Shane Vereen of the New York Giants scores

Shane Vereen of the New York Giants scores a second-quarter touchdown against the San Francisco 49ers at MetLife Stadium on Sunday, Oct. 11, 2015 in East Rutherford, N.J. Credit: Jim McIsaac

As anyone who has watched the Giants play this season knows, there are no bells on their cows.

The team began the season rotating three running backs and since early on has gone with a rotation of four throughout their games, often appearing to make changes just for the sake of doing so rather than with any strategy or goal in mind.

“I would like to be able to say to you that in certain games we ran it 30 times and this guy carried it 20,” Tom Coughlin said, “but it has not happened that way.”

Coughlin broke down the responsibilities of each a bit on Thursday.

“[Shane] Vereen is the third-down guy and he comes in on long yardage as well,” he said. “Maybe it’s attached a little bit to personnel, but that’s kind of the way it is. The other three guys [Rashad Jennings, Andre Williams, Orleans Darkwa], they play on first and second down primarily although you are going to see 23 [Jennings] in there on third down as well because he’s a good protector. They all have different levels of skill and we try to take full advantage of that.”

What that leaves the Giants with is a backfield that can never seem to find any rhythm. Jennings leads the Giants in carries with 111, which ranks 32nd in the NFL in total and 38th in the NFL in carries per game. The four backs have combined for 911 rushing yards.

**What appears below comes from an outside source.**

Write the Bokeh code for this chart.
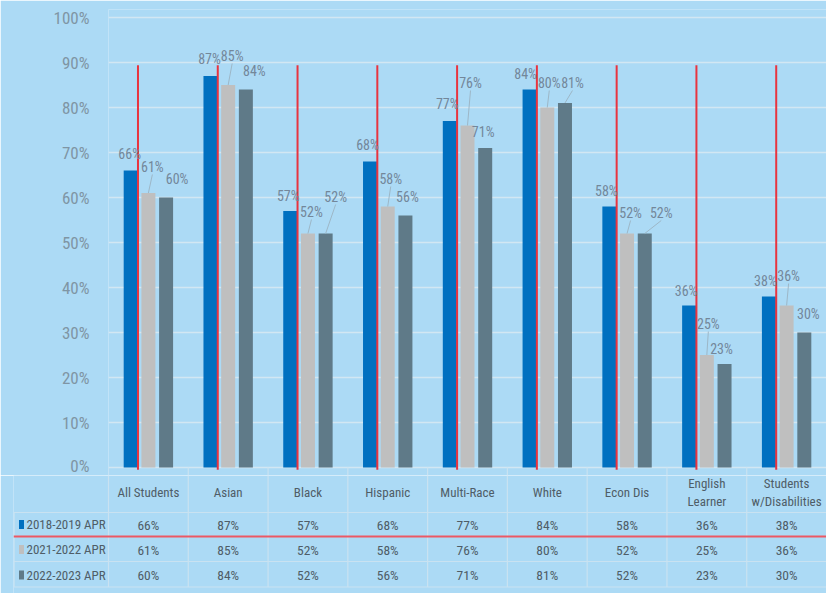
import re
from bokeh.plotting import figure
from bokeh.layouts import column
from bokeh.models import Range1d, PrintfTickFormatter, FixedTicker
from bokeh.core.properties import value
from bokeh.embed import file_html
from bokeh.resources import INLINE

# ---------------- data ----------------
categories = ["All Students", "Asian", "Black", "Hispanic", "Multi-Race", "White",
              "Econ Dis", "English\nLearner", "Students\nw/Disabilities"]
series_names = ["2018-2019 APR", "2021-2022 APR", "2022-2023 APR"]
apr_2018_2019 = [66, 87, 57, 68, 77, 84, 58, 36, 38]
apr_2021_2022 = [61, 85, 52, 58, 76, 80, 52, 25, 36]
apr_2022_2023 = [60, 84, 52, 56, 71, 81, 52, 23, 30]
y_ticks = [0, 10, 20, 30, 40, 50, 60, 70, 80, 90, 100]

# ---------------- style ----------------
BG = "#acdaf5"
GRID = "#d2e7f3"
TABLE_LINE = "#c9e2f1"
RED = "#e8343f"
RED_ROW = "#ec5864"
COLORS = ["#0070c0", "#bfbfbf", "#5f7a88"]
LABEL_COLOR = "#73879a"
AXIS_COLOR = "#7f95a4"
TABLE_TEXT = "#4f5d67"
LEADER = "#9db7c7"
FONT = "'Liberation Sans Narrow', 'Arial Narrow', 'Roboto Condensed', sans-serif"

W = 826
PX_CAT = 718 / 9.0     # pixels per category
PX_PCT = 4.5           # pixels per percent
BAR_W = 14 / PX_CAT
BAR_STEP = 17.7 / PX_CAT
RED_OFFSET = -10.4 / PX_CAT
RED_TOP = 89.4
BELOW = 8              # px of chart frame below the 0% line

# label nudges (pixels): per series, per category
label_dx = [[-1, -1, -2, -2.5, -2.5, -4, -3, -3, -3.5],
            [4, 4, 3.5, 3, 3, 2, 3.5, 1.5, 2],
            [11, 8.5, 10, 2, -2, 7.5, 16.5, -3, 4]]
label_dy = [[17, 17.5, 15.5, 17, 17.5, 16, 16, 15, 16],
            [26.5, 29.5, 22, 28, 43, 25, 21, 31.5, 30],
            [19, 19, 37, 19, 16.5, 20.5, 21, 15.5, 19]]

series = [apr_2018_2019, apr_2021_2022, apr_2022_2023]
n = len(categories)
centers = [i + 0.5 for i in range(n)]

# ---------------- chart ----------------
TOP_H = 467 + BELOW
p = figure(width=W, height=TOP_H, x_range=Range1d(0, n),
           y_range=Range1d(-BELOW / PX_PCT, 100 + 8 / PX_PCT),
           output_backend="svg", toolbar_location=None, x_axis_location=None,
           title=None, min_border_left=108, min_border_right=0,
           min_border_top=9, min_border_bottom=0)
p.frame_align = False
p.background_fill_color = BG
p.border_fill_color = BG
p.outline_line_color = None
p.xgrid.visible = False
p.ygrid.ticker = FixedTicker(ticks=y_ticks)
p.ygrid.grid_line_color = GRID
p.ygrid.grid_line_width = 1.5
p.yaxis.ticker = FixedTicker(ticks=y_ticks)
p.yaxis.formatter = PrintfTickFormatter(format="%d%%")
p.yaxis.axis_line_color = None
p.yaxis.major_tick_line_color = None
p.yaxis.minor_tick_line_color = None
p.yaxis.major_label_text_font = FONT
p.yaxis.major_label_text_font_size = "17px"
p.yaxis.major_label_text_color = AXIS_COLOR
p.yaxis.major_label_standoff = 13

# table column separators reaching up to the 0% line
p.segment(x0=list(range(n)), y0=[0] * n, x1=list(range(n)), y1=[-BELOW / PX_PCT] * n,
          line_color=TABLE_LINE, line_width=1.2)

for k, vals in enumerate(series):
    xs = [c + (k - 1) * BAR_STEP for c in centers]
    p.vbar(x=xs, top=vals, width=BAR_W, fill_color=COLORS[k], line_color=None)

red_x = [c + RED_OFFSET for c in centers]
p.segment(x0=red_x, y0=[-0.5] * n, x1=red_x, y1=[RED_TOP] * n,
          line_color=RED, line_width=2)

for k, vals in enumerate(series):
    xs = [c + (k - 1) * BAR_STEP for c in centers]
    lx = [x + d / PX_CAT for x, d in zip(xs, label_dx[k])]
    ly = [v + d / PX_PCT for v, d in zip(vals, label_dy[k])]
    # leader lines for labels pushed away from their bars
    sx0, sy0, sx1, sy1 = [], [], [], []
    for x, v, tx, ty_, d in zip(xs, vals, lx, ly, label_dy[k]):
        if d >= 20:
            sx0.append(x); sy0.append(v)
            sx1.append(tx); sy1.append(ty_ - 8 / PX_PCT)
    if sx0:
        p.segment(x0=sx0, y0=sy0, x1=sx1, y1=sy1, line_color=LEADER, line_width=1)
    p.text(x=lx, y=ly, text=[f"{v}%" for v in vals], text_align="center",
           text_baseline="middle", text_font=value(FONT), text_font_size="14px",
           text_color=LABEL_COLOR)

# ---------------- data table ----------------
x_start = -95 / PX_CAT
TH = 593 - TOP_H
off = 467 - TOP_H      # table y measured from the 0% line
t = figure(width=W, height=TH, x_range=Range1d(x_start, n), y_range=Range1d(TH, 0),
           output_backend="svg", toolbar_location=None, x_axis_location=None,
           y_axis_location=None, title=None, min_border_left=13, min_border_right=0,
           min_border_top=0, min_border_bottom=0)
t.frame_align = False
t.background_fill_color = BG
t.border_fill_color = BG
t.outline_line_color = None
t.xgrid.visible = False
t.ygrid.visible = False


def ty(px_below_zero):
    return px_below_zero + off


row_lines = [ty(45), ty(69), ty(94), ty(119.5)]
t.segment(x0=[x_start] * 3, y0=[row_lines[0], row_lines[2], row_lines[3]],
          x1=[n] * 3, y1=[row_lines[0], row_lines[2], row_lines[3]],
          line_color=TABLE_LINE, line_width=1.2)
t.segment(x0=[x_start + 0.6 / PX_CAT], y0=[row_lines[0]], x1=[x_start + 0.6 / PX_CAT],
          y1=[row_lines[3]], line_color=TABLE_LINE, line_width=1.2)
t.segment(x0=list(range(n)), y0=[0] * n, x1=list(range(n)), y1=[row_lines[3]] * n,
          line_color=TABLE_LINE, line_width=1.2)
t.segment(x0=[x_start], y0=[row_lines[1]], x1=[n], y1=[row_lines[1]],
          line_color=RED_ROW, line_width=2)

t.text(x=centers, y=[ty(25)] * n, text=categories, text_align="center",
       text_baseline="middle", text_font=value(FONT), text_font_size="13px",
       text_color=TABLE_TEXT, text_line_height=1.2)

row_y = [ty(57), ty(82), ty(107.5)]
for k, vals in enumerate(series):
    t.text(x=centers, y=[row_y[k]] * n, text=[f"{v}%" for v in vals], text_align="center",
           text_baseline="middle", text_font=value(FONT), text_font_size="13.5px",
           text_color=TABLE_TEXT)
    t.rect(x=[x_start + 8 / PX_CAT], y=[row_y[k]], width=5, height=9,
           width_units="screen", height_units="screen", fill_color=COLORS[k], line_color=None)
    t.text(x=[x_start + 13 / PX_CAT], y=[row_y[k]], text=[series_names[k]], text_align="left",
           text_baseline="middle", text_font=value(FONT), text_font_size="13px",
           text_color=TABLE_TEXT)

layout = column(p, t, spacing=0)
html = file_html(layout, INLINE)
html = re.sub(r"<body([^>]*)>", r'<body\1 style="background-color:%s;">' % BG, html, count=1)
open("out.html", "w").write(html)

The last time the Giants had a backfield with this kind of committee approach was in 2008 when the “Earth, Wind and Fire” dynamic of Brandon Jacobs, Derrick Ward and Ahmad Bradshaw handled most of the carries. In that season both Jacobs and Ward ran for more than 1,000 yards. This year, the group may have trouble reaching 1,000 yards combined through 12 games.

The one benefit the Giants have gotten from the system is that they don’t have any injuries at running back, an issue that hurt them late in the last few seasons.

“You have to remember, we’ve had four healthy guys for the whole season,” Coughlin said. “Give us a little bit of credit for thinking that way as well.”

Sure, OK. But what good are healthy bodies if they aren’t productive and used properly?